PROBLEM TO SOLVE »
Do not include the pictures; repeat the rest of the data exactly.

DATA EXCERPT »

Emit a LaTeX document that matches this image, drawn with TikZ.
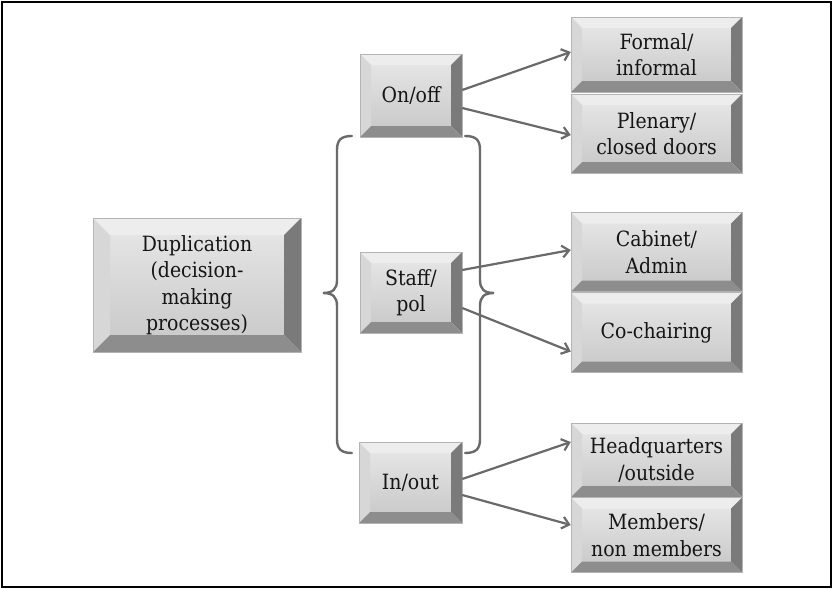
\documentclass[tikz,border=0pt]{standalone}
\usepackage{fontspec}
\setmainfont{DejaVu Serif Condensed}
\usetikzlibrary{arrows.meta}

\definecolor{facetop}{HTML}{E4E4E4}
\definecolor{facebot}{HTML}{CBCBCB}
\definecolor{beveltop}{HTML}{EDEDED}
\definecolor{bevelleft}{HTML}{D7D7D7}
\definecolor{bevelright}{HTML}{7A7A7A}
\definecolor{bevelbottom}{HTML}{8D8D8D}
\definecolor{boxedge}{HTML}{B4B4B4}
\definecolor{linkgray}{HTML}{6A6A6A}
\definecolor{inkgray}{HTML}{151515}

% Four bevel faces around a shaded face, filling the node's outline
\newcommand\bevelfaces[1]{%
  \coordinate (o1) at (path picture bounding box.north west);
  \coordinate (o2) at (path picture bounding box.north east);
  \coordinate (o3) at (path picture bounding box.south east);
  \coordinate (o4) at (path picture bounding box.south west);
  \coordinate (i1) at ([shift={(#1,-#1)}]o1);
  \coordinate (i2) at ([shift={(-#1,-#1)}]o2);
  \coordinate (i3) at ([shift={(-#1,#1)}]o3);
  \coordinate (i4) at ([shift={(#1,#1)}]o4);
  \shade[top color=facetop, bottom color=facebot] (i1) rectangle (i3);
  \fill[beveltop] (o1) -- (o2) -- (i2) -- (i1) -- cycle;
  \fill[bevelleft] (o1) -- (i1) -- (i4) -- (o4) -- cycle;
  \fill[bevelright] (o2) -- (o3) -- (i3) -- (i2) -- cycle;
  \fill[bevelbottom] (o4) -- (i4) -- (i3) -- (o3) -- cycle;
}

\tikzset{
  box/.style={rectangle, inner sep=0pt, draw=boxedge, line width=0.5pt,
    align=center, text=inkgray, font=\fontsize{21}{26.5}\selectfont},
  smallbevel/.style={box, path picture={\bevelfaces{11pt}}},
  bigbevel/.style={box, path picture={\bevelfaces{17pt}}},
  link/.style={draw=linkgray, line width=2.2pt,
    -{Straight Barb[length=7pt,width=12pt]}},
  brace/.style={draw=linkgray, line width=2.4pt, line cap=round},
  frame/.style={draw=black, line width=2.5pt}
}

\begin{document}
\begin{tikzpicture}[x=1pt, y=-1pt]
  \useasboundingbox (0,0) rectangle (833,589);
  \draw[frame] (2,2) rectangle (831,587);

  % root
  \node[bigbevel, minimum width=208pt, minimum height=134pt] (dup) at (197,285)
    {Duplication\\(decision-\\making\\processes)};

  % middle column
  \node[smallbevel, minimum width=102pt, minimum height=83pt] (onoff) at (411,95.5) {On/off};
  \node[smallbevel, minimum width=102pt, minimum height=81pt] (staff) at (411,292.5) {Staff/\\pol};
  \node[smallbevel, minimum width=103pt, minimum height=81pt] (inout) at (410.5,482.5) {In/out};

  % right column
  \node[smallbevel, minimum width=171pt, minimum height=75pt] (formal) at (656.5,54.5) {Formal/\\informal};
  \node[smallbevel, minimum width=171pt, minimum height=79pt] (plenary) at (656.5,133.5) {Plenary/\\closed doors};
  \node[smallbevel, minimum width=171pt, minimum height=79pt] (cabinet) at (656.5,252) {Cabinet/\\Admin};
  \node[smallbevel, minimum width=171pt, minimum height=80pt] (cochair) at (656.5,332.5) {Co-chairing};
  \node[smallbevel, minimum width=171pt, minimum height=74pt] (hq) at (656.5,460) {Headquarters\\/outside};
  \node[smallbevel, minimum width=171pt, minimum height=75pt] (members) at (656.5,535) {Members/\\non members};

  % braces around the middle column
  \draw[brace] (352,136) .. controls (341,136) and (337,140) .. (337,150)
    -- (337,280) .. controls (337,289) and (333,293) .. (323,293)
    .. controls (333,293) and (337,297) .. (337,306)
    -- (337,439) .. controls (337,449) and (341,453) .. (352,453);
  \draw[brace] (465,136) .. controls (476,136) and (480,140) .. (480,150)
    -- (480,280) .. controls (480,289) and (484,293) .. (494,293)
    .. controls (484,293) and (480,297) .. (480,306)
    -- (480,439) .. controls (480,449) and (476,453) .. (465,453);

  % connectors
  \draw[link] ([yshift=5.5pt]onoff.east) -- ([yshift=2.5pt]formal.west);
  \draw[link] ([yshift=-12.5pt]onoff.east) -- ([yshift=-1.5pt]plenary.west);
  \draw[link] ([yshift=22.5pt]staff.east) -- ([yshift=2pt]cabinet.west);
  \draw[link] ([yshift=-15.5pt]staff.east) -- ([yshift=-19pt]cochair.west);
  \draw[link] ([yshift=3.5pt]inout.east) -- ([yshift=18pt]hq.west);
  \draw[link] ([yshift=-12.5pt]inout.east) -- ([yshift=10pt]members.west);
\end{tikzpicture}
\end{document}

EXERCISE ANSWER »
Emit a LaTeX document that matches this image, drawn with TikZ.
\documentclass[tikz,border=0pt]{standalone}
\usepackage{fontspec}
\setmainfont{DejaVu Serif Condensed}
\usetikzlibrary{arrows.meta}

\definecolor{facetop}{HTML}{E4E4E4}
\definecolor{facebot}{HTML}{CBCBCB}
\definecolor{beveltop}{HTML}{EDEDED}
\definecolor{bevelleft}{HTML}{D7D7D7}
\definecolor{bevelright}{HTML}{7A7A7A}
\definecolor{bevelbottom}{HTML}{8D8D8D}
\definecolor{boxedge}{HTML}{B4B4B4}
\definecolor{linkgray}{HTML}{6A6A6A}
\definecolor{inkgray}{HTML}{151515}

% Four bevel faces around a shaded face, filling the node's outline
\newcommand\bevelfaces[1]{%
  \coordinate (o1) at (path picture bounding box.north west);
  \coordinate (o2) at (path picture bounding box.north east);
  \coordinate (o3) at (path picture bounding box.south east);
  \coordinate (o4) at (path picture bounding box.south west);
  \coordinate (i1) at ([shift={(#1,-#1)}]o1);
  \coordinate (i2) at ([shift={(-#1,-#1)}]o2);
  \coordinate (i3) at ([shift={(-#1,#1)}]o3);
  \coordinate (i4) at ([shift={(#1,#1)}]o4);
  \shade[top color=facetop, bottom color=facebot] (i1) rectangle (i3);
  \fill[beveltop] (o1) -- (o2) -- (i2) -- (i1) -- cycle;
  \fill[bevelleft] (o1) -- (i1) -- (i4) -- (o4) -- cycle;
  \fill[bevelright] (o2) -- (o3) -- (i3) -- (i2) -- cycle;
  \fill[bevelbottom] (o4) -- (i4) -- (i3) -- (o3) -- cycle;
}

\tikzset{
  box/.style={rectangle, inner sep=0pt, draw=boxedge, line width=0.5pt,
    align=center, text=inkgray, font=\fontsize{21}{26.5}\selectfont},
  smallbevel/.style={box, path picture={\bevelfaces{11pt}}},
  bigbevel/.style={box, path picture={\bevelfaces{17pt}}},
  link/.style={draw=linkgray, line width=2.2pt,
    -{Straight Barb[length=7pt,width=12pt]}},
  brace/.style={draw=linkgray, line width=2.4pt, line cap=round},
  frame/.style={draw=black, line width=2.5pt}
}

\begin{document}
\begin{tikzpicture}[x=1pt, y=-1pt]
  \useasboundingbox (0,0) rectangle (833,589);
  \draw[frame] (2,2) rectangle (831,587);

  % root
  \node[bigbevel, minimum width=208pt, minimum height=134pt] (dup) at (197,285)
    {Duplication\\(decision-\\making\\processes)};

  % middle column
  \node[smallbevel, minimum width=102pt, minimum height=83pt] (onoff) at (411,95.5) {On/off};
  \node[smallbevel, minimum width=102pt, minimum height=81pt] (staff) at (411,292.5) {Staff/\\pol};
  \node[smallbevel, minimum width=103pt, minimum height=81pt] (inout) at (410.5,482.5) {In/out};

  % right column
  \node[smallbevel, minimum width=171pt, minimum height=75pt] (formal) at (656.5,54.5) {Formal/\\informal};
  \node[smallbevel, minimum width=171pt, minimum height=79pt] (plenary) at (656.5,133.5) {Plenary/\\closed doors};
  \node[smallbevel, minimum width=171pt, minimum height=79pt] (cabinet) at (656.5,252) {Cabinet/\\Admin};
  \node[smallbevel, minimum width=171pt, minimum height=80pt] (cochair) at (656.5,332.5) {Co-chairing};
  \node[smallbevel, minimum width=171pt, minimum height=74pt] (hq) at (656.5,460) {Headquarters\\/outside};
  \node[smallbevel, minimum width=171pt, minimum height=75pt] (members) at (656.5,535) {Members/\\non members};

  % braces around the middle column
  \draw[brace] (352,136) .. controls (341,136) and (337,140) .. (337,150)
    -- (337,280) .. controls (337,289) and (333,293) .. (323,293)
    .. controls (333,293) and (337,297) .. (337,306)
    -- (337,439) .. controls (337,449) and (341,453) .. (352,453);
  \draw[brace] (465,136) .. controls (476,136) and (480,140) .. (480,150)
    -- (480,280) .. controls (480,289) and (484,293) .. (494,293)
    .. controls (484,293) and (480,297) .. (480,306)
    -- (480,439) .. controls (480,449) and (476,453) .. (465,453);

  % connectors
  \draw[link] ([yshift=5.5pt]onoff.east) -- ([yshift=2.5pt]formal.west);
  \draw[link] ([yshift=-12.5pt]onoff.east) -- ([yshift=-1.5pt]plenary.west);
  \draw[link] ([yshift=22.5pt]staff.east) -- ([yshift=2pt]cabinet.west);
  \draw[link] ([yshift=-15.5pt]staff.east) -- ([yshift=-19pt]cochair.west);
  \draw[link] ([yshift=3.5pt]inout.east) -- ([yshift=18pt]hq.west);
  \draw[link] ([yshift=-12.5pt]inout.east) -- ([yshift=10pt]members.west);
\end{tikzpicture}
\end{document}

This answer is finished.